**Problem details**: Please give the listing again in its entirety, exactly as written.

**Data**:
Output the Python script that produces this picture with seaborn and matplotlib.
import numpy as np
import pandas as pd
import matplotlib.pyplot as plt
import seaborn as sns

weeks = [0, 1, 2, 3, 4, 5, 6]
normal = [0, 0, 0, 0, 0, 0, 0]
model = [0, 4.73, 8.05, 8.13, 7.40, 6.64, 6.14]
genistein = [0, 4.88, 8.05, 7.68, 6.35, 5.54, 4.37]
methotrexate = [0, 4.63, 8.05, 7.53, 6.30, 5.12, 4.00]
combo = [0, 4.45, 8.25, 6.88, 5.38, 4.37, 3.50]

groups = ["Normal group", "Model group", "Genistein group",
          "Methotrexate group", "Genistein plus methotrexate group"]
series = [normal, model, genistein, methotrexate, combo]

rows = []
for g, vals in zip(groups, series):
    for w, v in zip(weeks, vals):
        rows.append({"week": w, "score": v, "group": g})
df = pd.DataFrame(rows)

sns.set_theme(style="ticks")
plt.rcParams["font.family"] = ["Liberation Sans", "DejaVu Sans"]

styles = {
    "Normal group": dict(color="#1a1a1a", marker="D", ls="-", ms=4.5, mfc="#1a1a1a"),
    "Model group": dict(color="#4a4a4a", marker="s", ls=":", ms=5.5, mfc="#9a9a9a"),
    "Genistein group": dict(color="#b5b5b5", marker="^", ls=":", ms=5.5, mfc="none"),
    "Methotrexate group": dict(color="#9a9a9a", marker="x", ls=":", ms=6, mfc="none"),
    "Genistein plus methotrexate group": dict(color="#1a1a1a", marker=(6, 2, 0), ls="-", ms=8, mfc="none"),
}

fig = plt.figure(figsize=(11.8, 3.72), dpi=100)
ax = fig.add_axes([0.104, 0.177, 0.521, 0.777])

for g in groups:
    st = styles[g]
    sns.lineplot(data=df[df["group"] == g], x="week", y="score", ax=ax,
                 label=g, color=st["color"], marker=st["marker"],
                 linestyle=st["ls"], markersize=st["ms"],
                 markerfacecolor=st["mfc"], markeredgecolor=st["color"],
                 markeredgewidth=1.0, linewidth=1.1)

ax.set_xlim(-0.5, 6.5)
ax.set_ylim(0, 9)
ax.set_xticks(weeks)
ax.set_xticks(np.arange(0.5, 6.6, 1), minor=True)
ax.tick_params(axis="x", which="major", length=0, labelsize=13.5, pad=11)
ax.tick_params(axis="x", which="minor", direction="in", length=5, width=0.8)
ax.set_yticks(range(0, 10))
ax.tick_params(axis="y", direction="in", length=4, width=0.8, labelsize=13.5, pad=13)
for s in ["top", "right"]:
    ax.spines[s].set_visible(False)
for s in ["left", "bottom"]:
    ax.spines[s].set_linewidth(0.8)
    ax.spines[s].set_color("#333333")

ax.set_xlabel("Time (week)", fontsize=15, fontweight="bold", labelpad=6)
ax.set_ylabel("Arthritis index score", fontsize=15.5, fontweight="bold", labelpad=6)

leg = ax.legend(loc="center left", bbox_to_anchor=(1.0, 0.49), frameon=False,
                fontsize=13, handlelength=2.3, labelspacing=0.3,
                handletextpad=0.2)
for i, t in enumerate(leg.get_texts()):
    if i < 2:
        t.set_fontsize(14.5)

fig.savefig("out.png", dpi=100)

**Result**:
Output the Python script that produces this picture with seaborn and matplotlib.
import numpy as np
import pandas as pd
import matplotlib.pyplot as plt
import seaborn as sns

weeks = [0, 1, 2, 3, 4, 5, 6]
normal = [0, 0, 0, 0, 0, 0, 0]
model = [0, 4.73, 8.05, 8.13, 7.40, 6.64, 6.14]
genistein = [0, 4.88, 8.05, 7.68, 6.35, 5.54, 4.37]
methotrexate = [0, 4.63, 8.05, 7.53, 6.30, 5.12, 4.00]
combo = [0, 4.45, 8.25, 6.88, 5.38, 4.37, 3.50]

groups = ["Normal group", "Model group", "Genistein group",
          "Methotrexate group", "Genistein plus methotrexate group"]
series = [normal, model, genistein, methotrexate, combo]

rows = []
for g, vals in zip(groups, series):
    for w, v in zip(weeks, vals):
        rows.append({"week": w, "score": v, "group": g})
df = pd.DataFrame(rows)

sns.set_theme(style="ticks")
plt.rcParams["font.family"] = ["Liberation Sans", "DejaVu Sans"]

styles = {
    "Normal group": dict(color="#1a1a1a", marker="D", ls="-", ms=4.5, mfc="#1a1a1a"),
    "Model group": dict(color="#4a4a4a", marker="s", ls=":", ms=5.5, mfc="#9a9a9a"),
    "Genistein group": dict(color="#b5b5b5", marker="^", ls=":", ms=5.5, mfc="none"),
    "Methotrexate group": dict(color="#9a9a9a", marker="x", ls=":", ms=6, mfc="none"),
    "Genistein plus methotrexate group": dict(color="#1a1a1a", marker=(6, 2, 0), ls="-", ms=8, mfc="none"),
}

fig = plt.figure(figsize=(11.8, 3.72), dpi=100)
ax = fig.add_axes([0.104, 0.177, 0.521, 0.777])

for g in groups:
    st = styles[g]
    sns.lineplot(data=df[df["group"] == g], x="week", y="score", ax=ax,
                 label=g, color=st["color"], marker=st["marker"],
                 linestyle=st["ls"], markersize=st["ms"],
                 markerfacecolor=st["mfc"], markeredgecolor=st["color"],
                 markeredgewidth=1.0, linewidth=1.1)

ax.set_xlim(-0.5, 6.5)
ax.set_ylim(0, 9)
ax.set_xticks(weeks)
ax.set_xticks(np.arange(0.5, 6.6, 1), minor=True)
ax.tick_params(axis="x", which="major", length=0, labelsize=13.5, pad=11)
ax.tick_params(axis="x", which="minor", direction="in", length=5, width=0.8)
ax.set_yticks(range(0, 10))
ax.tick_params(axis="y", direction="in", length=4, width=0.8, labelsize=13.5, pad=13)
for s in ["top", "right"]:
    ax.spines[s].set_visible(False)
for s in ["left", "bottom"]:
    ax.spines[s].set_linewidth(0.8)
    ax.spines[s].set_color("#333333")

ax.set_xlabel("Time (week)", fontsize=15, fontweight="bold", labelpad=6)
ax.set_ylabel("Arthritis index score", fontsize=15.5, fontweight="bold", labelpad=6)

leg = ax.legend(loc="center left", bbox_to_anchor=(1.0, 0.49), frameon=False,
                fontsize=13, handlelength=2.3, labelspacing=0.3,
                handletextpad=0.2)
for i, t in enumerate(leg.get_texts()):
    if i < 2:
        t.set_fontsize(14.5)

fig.savefig("out.png", dpi=100)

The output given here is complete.